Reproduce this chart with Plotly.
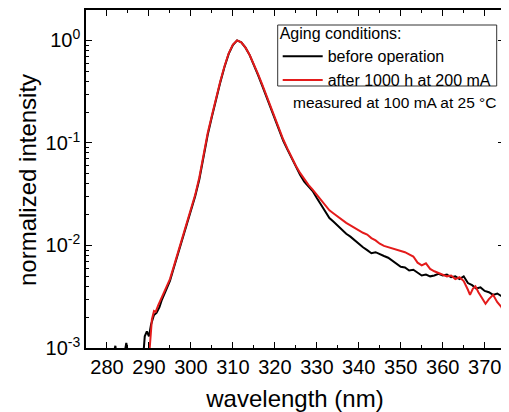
import plotly.graph_objects as go

# ---- data ----
wl_before = [275, 277, 279, 281, 282, 282.5, 284, 284.6, 285.2, 286, 287, 288, 288.7,
             289.0, 289.5, 290.0, 290.5, 291.2, 291.8, 292.5, 293, 294, 295, 296, 297,
             298, 299, 300, 301, 302, 303, 304, 305, 306, 307, 308, 309, 310, 311, 312,
             313, 314, 315, 316, 317, 318, 319, 320, 321, 322, 323, 324, 325, 326, 327,
             328, 329, 330, 331, 332, 333, 334, 335, 336, 337, 338, 339, 340, 341, 342,
             343, 344, 345, 346, 347, 348, 349, 350, 351, 352, 353, 354, 355, 356, 357,
             358, 359, 360, 361, 362, 363, 364, 365, 366, 367, 368, 369, 370, 371, 372,
             373, 374, 374.5]
int_before = [5e-4, 6e-4, 5e-4, 7e-4, 1.05e-3, 7e-4, 8e-4, 1.12e-3, 8e-4, 6e-4, 7e-4, 8e-4, 9e-4,
              1.3e-3, 1.45e-3, 1.3e-3, 1.7e-3, 2.1e-3, 2.2e-3, 2.5e-3, 2.9e-3, 3.6e-3, 4.5e-3,
              6.2e-3, 8.5e-3, 0.012, 0.016, 0.0215, 0.030, 0.044, 0.075, 0.12, 0.18, 0.27,
              0.39, 0.55, 0.74, 0.90, 1.0, 0.96, 0.85, 0.72, 0.58, 0.46, 0.36, 0.28, 0.215,
              0.17, 0.13, 0.105, 0.086, 0.071, 0.059, 0.049, 0.042, 0.038, 0.034, 0.029,
              0.025, 0.022, 0.0185, 0.017, 0.0155, 0.0142, 0.013, 0.0122, 0.0112, 0.0104,
              0.0096, 0.0090, 0.0084, 0.0086, 0.0082, 0.0079, 0.0076, 0.0071, 0.0067, 0.0062,
              0.0061, 0.0057, 0.0058, 0.0054, 0.0051, 0.0052, 0.0050, 0.0051, 0.0053, 0.0051,
              0.0052, 0.0049, 0.0050, 0.0047, 0.0050, 0.0043, 0.0041, 0.0038, 0.0039, 0.0036,
              0.0035, 0.0033, 0.0034, 0.0032, 0.0033]

wl_after = [290.0, 290.2, 290.7, 291.2, 291.6, 292.2, 293, 294, 295, 296, 297, 298, 299,
            300, 301, 302, 303, 304, 305, 306, 307, 308, 309, 310, 311, 312, 313, 314, 315,
            316, 317, 318, 319, 320, 321, 322, 323, 324, 325, 326, 327, 328, 329, 330, 331,
            332, 333, 334, 335, 336, 337, 338, 339, 340, 341, 342, 343, 344, 345, 346, 347,
            348, 349, 350, 351, 352, 353, 354, 355, 356, 357, 358, 359, 360, 361, 362, 363,
            364, 365, 366, 366.5, 367.2, 367.8, 368.5, 369.5, 370.2, 371, 372, 373, 374, 374.5]
int_after = [8e-4, 1.1e-3, 1.9e-3, 2.3e-3, 2.25e-3, 2.6e-3, 3.1e-3, 3.8e-3, 4.7e-3, 6.4e-3,
             8.8e-3, 0.0122, 0.0165, 0.022, 0.031, 0.046, 0.078, 0.125, 0.185, 0.275, 0.40,
             0.56, 0.75, 0.91, 1.0, 0.96, 0.85, 0.72, 0.59, 0.47, 0.37, 0.29, 0.225, 0.175,
             0.135, 0.108, 0.088, 0.072, 0.060, 0.051, 0.044, 0.039, 0.035, 0.031, 0.0275,
             0.0245, 0.022, 0.0205, 0.019, 0.0177, 0.0166, 0.0157, 0.0148, 0.0141, 0.0133,
             0.0128, 0.0118, 0.0112, 0.0104, 0.0099, 0.0096, 0.0094, 0.0091, 0.0089, 0.0086,
             0.0082, 0.0078, 0.0068, 0.0064, 0.0067, 0.0059, 0.0056, 0.0054, 0.0052, 0.0050,
             0.0051, 0.0047, 0.0049, 0.0045, 0.0037, 0.0033, 0.0038, 0.0040, 0.0035, 0.0030,
             0.0027, 0.0030, 0.0033, 0.0028, 0.0025, 0.0022]

x_ticks = [280, 290, 300, 310, 320, 330, 340, 350, 360, 370]
y_ticks = [1e-3, 1e-2, 1e-1, 1]
y_ticktext = ["10<sup>-3</sup>", "10<sup>-2</sup>", "10<sup>-1</sup>", "10<sup>0</sup>"]
y_minor = [k * 10.0 ** e for e in range(-3, 1) for k in range(2, 10)]

FONT = "Liberation Sans, Arial, sans-serif"
# page body has an 8px margin, so the figure is drawn at (8, 8) in the window
OFF = 8
W, H = 509 - OFF, 412 - OFF
L, R, T, B = 86 - OFF, 5, 10 - OFF, H - (348 - OFF)
PW, PH = W - L - R, H - T - B

def px_x(xw):  # window px -> paper x
    return (xw - OFF - L) / PW

def px_y(yw):  # window px -> paper y
    return (H - B - (yw - OFF)) / PH

fig = go.Figure()
fig.add_trace(go.Scatter(x=wl_before, y=int_before, mode="lines", name="before operation",
                         line=dict(color="black", width=2)))
fig.add_trace(go.Scatter(x=wl_after, y=int_after, mode="lines", name="after 1000 h at 200 mA",
                         line=dict(color="#e41b1b", width=2)))

fig.update_layout(
    width=W, height=H,
    margin=dict(l=L, r=R, t=T, b=B, autoexpand=False),
    paper_bgcolor="white", plot_bgcolor="white",
    font=dict(family=FONT, color="black"),
    showlegend=True,
    legend=dict(
        x=px_x(277.7), y=px_y(18.5), xanchor="left", yanchor="top",
        borderwidth=0, bgcolor="rgba(255,255,255,0)",
        font=dict(size=16, family=FONT),
        title=dict(text="Aging conditions:", font=dict(size=16, family=FONT)),
        itemwidth=40, tracegroupgap=0,
    ),
    xaxis=dict(
        range=[275, 374.6], tickvals=x_ticks, ticks="inside", ticklen=6, tickwidth=1.2,
        tickcolor="black", showline=True, linecolor="black", linewidth=1.5,
        mirror="allticks", showgrid=False, zeroline=False, automargin=False,
        tickfont=dict(size=20, family=FONT),
        title=dict(text="wavelength (nm)", font=dict(size=24, family=FONT)),
        minor=dict(ticks="inside", ticklen=3, dtick=5, tickcolor="black", showgrid=False),
    ),
    yaxis=dict(
        type="log", range=[-3, 0.297], tickvals=y_ticks, ticktext=y_ticktext,
        ticks="inside", ticklen=6, tickwidth=1.2, tickcolor="black",
        showline=True, linecolor="black", linewidth=1.5, mirror="allticks",
        showgrid=False, zeroline=False, automargin=False,
        tickfont=dict(size=20, family=FONT),
        minor=dict(ticks="inside", ticklen=3, tickvals=y_minor,
                   tickcolor="black", showgrid=False),
    ),
)

# y-axis title, placed where the reference has it
fig.add_annotation(text="normalized intensity", xref="paper", yref="paper",
                   x=px_x(27), y=px_y(180), xanchor="center", yanchor="middle",
                   textangle=-90, showarrow=False, font=dict(size=24, family=FONT))

# legend frame
fig.add_shape(type="rect", xref="paper", yref="paper",
              x0=px_x(277.7), x1=px_x(496.7), y0=px_y(86), y1=px_y(25),
              line=dict(color="#333", width=1), fillcolor="rgba(0,0,0,0)")

fig.add_annotation(text="measured at 100 mA at 25 °C", xref="paper", yref="paper",
                   x=px_x(499), y=px_y(103), xanchor="right", yanchor="middle",
                   showarrow=False, font=dict(size=15.5, family=FONT))

fig.write_html("out.html")
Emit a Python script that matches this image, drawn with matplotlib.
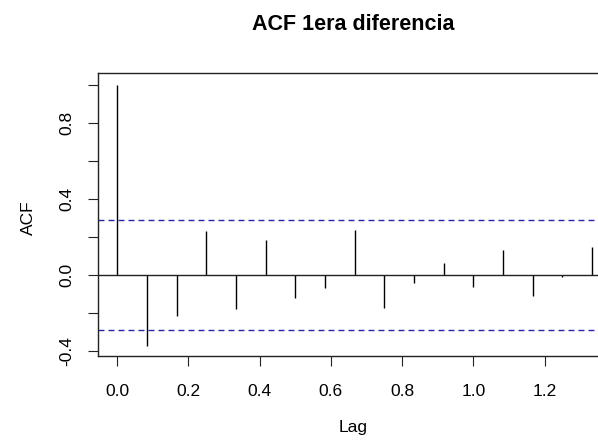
import numpy as np
import matplotlib.pyplot as plt

plt.rcParams['font.family'] = ['Liberation Sans', 'DejaVu Sans']
plt.rcParams['lines.scale_dashes'] = False

# lags in years (monthly series, frequency 12)
lags = np.arange(17) / 12
acf_vals = [1.0, -0.374, -0.216, 0.232, -0.181, 0.184, -0.121, -0.067, 0.237,
            -0.175, -0.044, 0.065, -0.061, 0.130, -0.109, -0.009, 0.147]
ci = 0.288

yticks = [-0.4, -0.2, 0.0, 0.2, 0.4, 0.6, 0.8, 1.0]
ytick_labels = ['-0.4', '', '0.0', '', '0.4', '', '0.8', '']
xticks = [0.0, 0.2, 0.4, 0.6, 0.8, 1.0, 1.2]

fig = plt.figure(figsize=(5.98, 4.44), dpi=100)
ax = fig.add_axes([0.1644, 0.1982, 0.8356, 0.6368])

ax.vlines(lags, 0, acf_vals, color='black', lw=1.0)
ax.axhline(0, color='#222222', lw=1.0)
ax.axhline(ci, color='#2525b0', lw=1.0, dashes=(4.3, 2.9))
ax.axhline(-ci, color='#2525b0', lw=1.0, dashes=(4.3, 2.9))

ax.set_xlim(-0.053, 1.35)
ax.set_ylim(-0.426, 1.062)

ax.set_xticks(xticks)
ax.set_xticklabels([f'{t:.1f}' for t in xticks])
ax.set_yticks(yticks)
ax.set_yticklabels(ytick_labels, rotation=90, va='center')

ax.tick_params(axis='both', length=7.2, width=0.8, color='#222222', labelsize=12.5)
ax.tick_params(axis='x', pad=13)
ax.tick_params(axis='y', pad=10)

for s in ['top', 'bottom', 'left']:
    ax.spines[s].set_linewidth(1.0)
    ax.spines[s].set_color('#222222')
ax.spines['right'].set_visible(False)

fig.text(28 / 598, 1 - 218 / 444, 'ACF', rotation=90, ha='center', va='center', fontsize=12.5)
fig.text(353 / 598, 1 - 427 / 444, 'Lag', ha='center', va='center', fontsize=12.5)
fig.text(353 / 598, 1 - 25 / 444, 'ACF 1era diferencia', ha='center', va='center',
         fontsize=15.5, fontweight='bold')

fig.savefig('out.png', dpi=100)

....

**PROMPT**. Return the material line for line, from its beginning to the line that contains "import plotly.graph_objects as go", with the pictures left out.

**EXERCISE ANSWER**.
Reproduce this chart with Plotly.
import plotly.graph_objects as go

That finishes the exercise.